Rock Me Like a Wagon Wheel

            In her story, Lizzie briefly recounts her early years and how hard farming was for her parents in Ontario as the land was rocky and not suited to farming. But, when farming was a necessary was of life, the solution could only be moving west. Alfred was no stranger to manual labour, as Lizzie notes in her story, and the idea of moving west and starting fresh in order to have a successful farm appealed greatly to the Maynards. After a couple of decades not progressing on poor land, Lizzie remembers she and her siblings being very excited to leave Ontario but she does remember the year incorrectly. She believes the move happened around 1883[6] but her youngest siblings were born after that in same place in Ontario they had always lived so, the move wouldn’t have happened until the mid-1890s. Lizzie recalls that there wasn’t really a solid plan to move west, they just packed their belongings and piled themselves into a large single wagon. They travelled until the roads became rocky paths as they moved through northern Ontario which is notoriously rocky terrain. Often, parts of the wagon would break and Alfred would have to repair it but this meant losing as much as an entire day to do so. The weather was either hot and dry or cold and wet for days at a time, and the bugs were relentless, according to Lizzie. The Maynards never really knew where they were going or where they ended up until they asked a man on a horse. He informed them they were in Manitoba and Alfred decided they had travelled far enough; it was the small and newly formed settlement of Dauphin they had reached[7]. Alfred went on to become one of the most significant people in establishing the successful farming and agricultural community in Dauphin which continues to thrive to this day.
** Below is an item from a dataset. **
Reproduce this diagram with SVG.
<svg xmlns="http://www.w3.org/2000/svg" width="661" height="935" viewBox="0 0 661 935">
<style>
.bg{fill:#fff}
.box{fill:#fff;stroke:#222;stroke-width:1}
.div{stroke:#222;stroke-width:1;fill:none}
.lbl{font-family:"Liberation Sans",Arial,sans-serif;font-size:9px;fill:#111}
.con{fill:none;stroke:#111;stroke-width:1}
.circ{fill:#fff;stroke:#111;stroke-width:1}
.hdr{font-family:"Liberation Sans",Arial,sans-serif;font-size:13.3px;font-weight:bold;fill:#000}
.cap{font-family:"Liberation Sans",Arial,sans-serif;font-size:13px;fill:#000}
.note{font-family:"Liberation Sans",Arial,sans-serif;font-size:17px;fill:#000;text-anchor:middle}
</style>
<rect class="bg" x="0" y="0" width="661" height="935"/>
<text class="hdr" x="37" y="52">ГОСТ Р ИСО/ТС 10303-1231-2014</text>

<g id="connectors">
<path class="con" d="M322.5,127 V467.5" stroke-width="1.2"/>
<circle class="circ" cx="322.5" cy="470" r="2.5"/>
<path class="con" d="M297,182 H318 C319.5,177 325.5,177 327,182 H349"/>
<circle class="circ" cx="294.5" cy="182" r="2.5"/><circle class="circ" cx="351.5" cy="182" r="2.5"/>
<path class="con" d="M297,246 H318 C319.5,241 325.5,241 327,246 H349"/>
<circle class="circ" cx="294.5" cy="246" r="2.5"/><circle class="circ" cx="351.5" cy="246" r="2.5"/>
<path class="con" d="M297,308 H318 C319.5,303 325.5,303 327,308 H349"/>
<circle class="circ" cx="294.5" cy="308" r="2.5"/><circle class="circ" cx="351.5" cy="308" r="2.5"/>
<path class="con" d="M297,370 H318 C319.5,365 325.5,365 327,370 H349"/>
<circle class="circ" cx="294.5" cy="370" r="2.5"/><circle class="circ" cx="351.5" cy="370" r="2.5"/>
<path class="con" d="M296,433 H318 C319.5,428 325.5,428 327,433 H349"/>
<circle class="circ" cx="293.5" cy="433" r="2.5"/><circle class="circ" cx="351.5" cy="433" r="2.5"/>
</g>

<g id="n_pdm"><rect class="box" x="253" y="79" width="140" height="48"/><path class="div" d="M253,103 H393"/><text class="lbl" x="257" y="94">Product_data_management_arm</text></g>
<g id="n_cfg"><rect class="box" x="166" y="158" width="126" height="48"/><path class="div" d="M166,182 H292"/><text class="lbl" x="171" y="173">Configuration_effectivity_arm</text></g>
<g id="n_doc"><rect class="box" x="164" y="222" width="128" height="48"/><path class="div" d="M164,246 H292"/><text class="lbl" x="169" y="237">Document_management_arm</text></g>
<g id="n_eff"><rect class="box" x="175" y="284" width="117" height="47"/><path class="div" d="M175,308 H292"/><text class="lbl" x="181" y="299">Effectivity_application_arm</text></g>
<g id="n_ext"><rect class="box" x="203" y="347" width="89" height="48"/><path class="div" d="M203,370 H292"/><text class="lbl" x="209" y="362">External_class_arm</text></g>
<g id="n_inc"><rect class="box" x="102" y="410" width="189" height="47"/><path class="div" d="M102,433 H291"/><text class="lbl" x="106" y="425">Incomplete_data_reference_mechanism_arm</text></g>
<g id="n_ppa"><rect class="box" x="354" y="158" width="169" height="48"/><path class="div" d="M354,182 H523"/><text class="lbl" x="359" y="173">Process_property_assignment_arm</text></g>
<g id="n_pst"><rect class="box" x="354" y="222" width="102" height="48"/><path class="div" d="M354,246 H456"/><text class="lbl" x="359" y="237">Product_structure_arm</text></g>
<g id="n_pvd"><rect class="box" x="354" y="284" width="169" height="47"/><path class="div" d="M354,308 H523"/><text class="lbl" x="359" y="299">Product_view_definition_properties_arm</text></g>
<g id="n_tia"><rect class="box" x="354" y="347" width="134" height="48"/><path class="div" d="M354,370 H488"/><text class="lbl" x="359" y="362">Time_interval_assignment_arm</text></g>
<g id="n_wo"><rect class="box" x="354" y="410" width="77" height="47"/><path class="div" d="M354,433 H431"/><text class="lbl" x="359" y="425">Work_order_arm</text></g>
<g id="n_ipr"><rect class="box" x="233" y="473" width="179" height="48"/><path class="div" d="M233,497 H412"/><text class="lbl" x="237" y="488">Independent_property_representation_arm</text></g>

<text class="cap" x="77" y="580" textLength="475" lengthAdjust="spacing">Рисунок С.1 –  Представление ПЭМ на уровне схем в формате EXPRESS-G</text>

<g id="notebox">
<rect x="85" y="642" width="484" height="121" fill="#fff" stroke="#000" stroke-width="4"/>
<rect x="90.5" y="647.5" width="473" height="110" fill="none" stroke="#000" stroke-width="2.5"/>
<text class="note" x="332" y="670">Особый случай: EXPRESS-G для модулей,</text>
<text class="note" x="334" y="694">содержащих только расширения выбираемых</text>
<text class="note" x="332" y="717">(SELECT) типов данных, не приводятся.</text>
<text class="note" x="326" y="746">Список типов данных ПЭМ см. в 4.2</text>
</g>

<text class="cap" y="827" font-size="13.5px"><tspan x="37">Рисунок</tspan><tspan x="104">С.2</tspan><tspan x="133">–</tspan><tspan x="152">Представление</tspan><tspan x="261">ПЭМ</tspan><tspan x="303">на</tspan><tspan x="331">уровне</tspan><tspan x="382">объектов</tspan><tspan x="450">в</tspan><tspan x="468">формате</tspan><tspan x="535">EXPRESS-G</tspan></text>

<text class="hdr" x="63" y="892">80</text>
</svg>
For Lizzie, farming the land no longer seemed so difficult, the journey to reach such prosperity was the hardest part.

Louder than Words

            Newspapers have provided me with considerable context to my ancestors’ lives. Without that 1978 article in the newspaper, and without the digital archive that keeps it, I never would have known Lizzie had been interviewed by Bill McNeil or that her story was also in a book. Without the newspapers, I never would have been able to read letters written to the paper by Alfred about his travels to California where he speaks so passionately about the agriculture in the state. Because of these papers, I’ve been able to read the words of a small handful of my ancestors which is a real gift. Newspapers, especially small town papers, add so much colour to a person’s life; once you know the important facts it’s so rewarding to fill in the blanks about what they did with their lives in between being born, getting married, and dying. Knowing Lizzie’s first-hand experience about how gruelling traveling by horse and wagon across central Canada was before the turn of the century is so valuable to those of us who did not have the pleasure of knowing her. Do yourself a favour and include newspaper archives in all of your research ventures, you absolutely will not regret it.
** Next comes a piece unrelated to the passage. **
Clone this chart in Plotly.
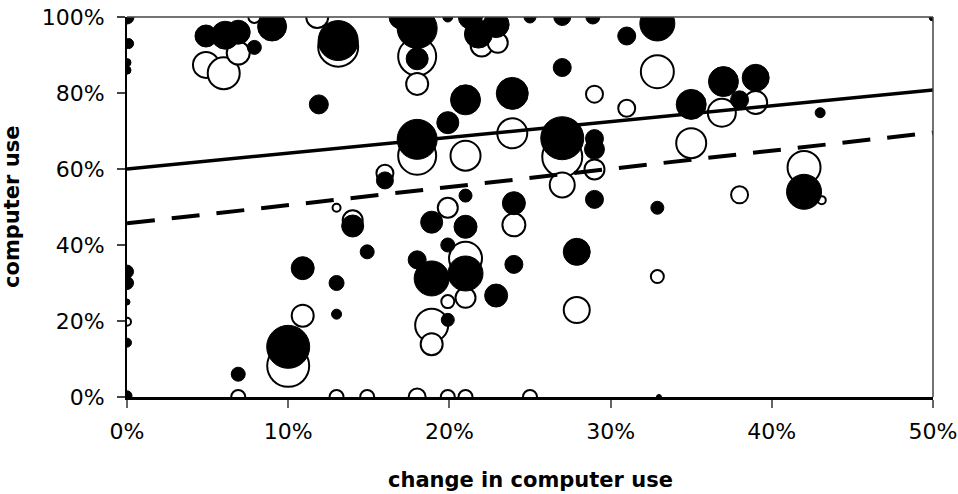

[1] Mrs. Thomas Metcalfe, “We Only Knew We Were Heading West,” in Voice of the Pioneer, Volume Two, Bill McNeil, (Toronto: Macmillan of Canada, 1984), 197-199.

[2] New York, U.S., Arriving Passenger and Crew Lists (including Castle Garden and Ellis Island), 1820-1959. Ancestry database.

[3] Maynard household, 1861 Census of Canada, Vaughan, York, Canada West, District 03, population schedule, page 83, Ancestry database.

[4] Maynard-Parr marriage, 31 Mar 1867, Woodbridge, York, Ontario, Canada.

[5] Dauphin Valley Spans the Years. (Dauphin: Dauphin Historical Society, 1970), 116; imaged, University of Manitoba (digitalcollections.lib.umanitoba.ca : accessed 26 April 2021).

[6] Metcalfe, “We Only Knew We Were Heading West,” 197.

[7] Metcalfe, “We Only Knew We Were Heading West,” 198.